Menteri Lingkungan Hidup Republik Indonesia menegaskan bahwa pemerintah tidak akan mentolerir perusahaan pemegang konsesi di Provinsi Riau yang melanggar ketentuan pengelolaan tinggi muka air (TMA) di lahan gambut. Dalam rapat koordinasi penanganan kebakaran hutan dan lahan (Karhutla), Menteri Hanif Faisol Nurofiq menekankan pentingnya kepatuhan terhadap regulasi tersebut.
Rapat koordinasi tersebut dihadiri oleh Gubernur Riau Abdul Wahid, Kapolda Riau, Danrem, Danlanud, para Kapolres, bupati, kepala BPBD, serta perwakilan dinas lingkungan hidup dari berbagai daerah di Riau. Dalam kesempatan itu, Menteri Hanif menjelaskan bahwa batas maksimal kedalaman air di lahan gambut adalah 40 cm. Melebihi batas tersebut dianggap sebagai pelanggaran yang bisa dikenai sanksi administratif maupun pidana.
Menteri Hanif juga meminta keterlibatan aktif dari aparat daerah, khususnya kepala daerah dan kepolisian, dalam memastikan aturan ini ditegakkan. “Karena kami tidak bisa mengawasi seluruh wilayah setiap saat, maka peran daerah menjadi sangat penting,” ujarnya.

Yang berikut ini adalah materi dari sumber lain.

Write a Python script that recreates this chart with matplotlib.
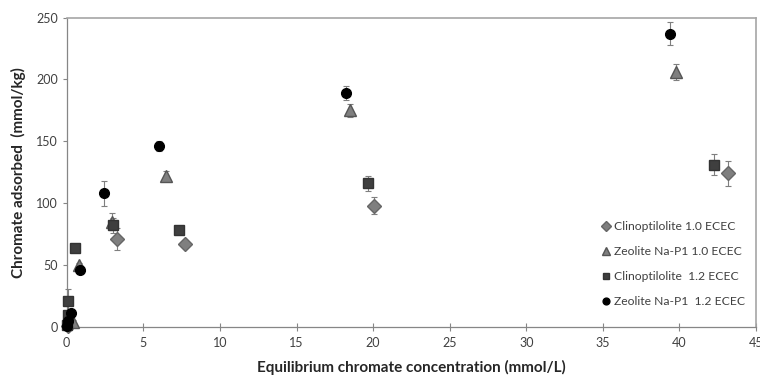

Penegasan ini merupakan langkah preventif untuk mengurangi risiko karhutla yang sering kali dipicu oleh pengelolaan lahan gambut yang tidak sesuai prosedur. Menteri juga menyampaikan bahwa pencegahan dan penegakan hukum harus berjalan beriringan. Ia mengapresiasi tindakan kepolisian yang telah memproses hukum pihak-pihak yang diduga membakar lahan, sebagai bentuk peringatan bagi masyarakat lainnya.
Dengan kolaborasi antarlembaga dan penegakan aturan yang konsisten, Menteri Hanif yakin bahwa potensi karhutla di Riau dapat ditekan secara signifikan. Menurut Menteri Hanif, “Pengelolaan tinggi muka air adalah kewajiban yang tidak bisa diabaikan. Jika ada pelanggaran, maka sanksi pidana bisa diterapkan.”
Menteri Hanif juga menegaskan bahwa pemerintah tidak akan mentolerir perusahaan yang melanggar ketentuan pengelolaan TMA di lahan gambut. Sebagai bentuk peringatan, ia menyatakan bahwa sanksi administratif maupun pidana dapat diterapkan untuk pelanggaran tersebut.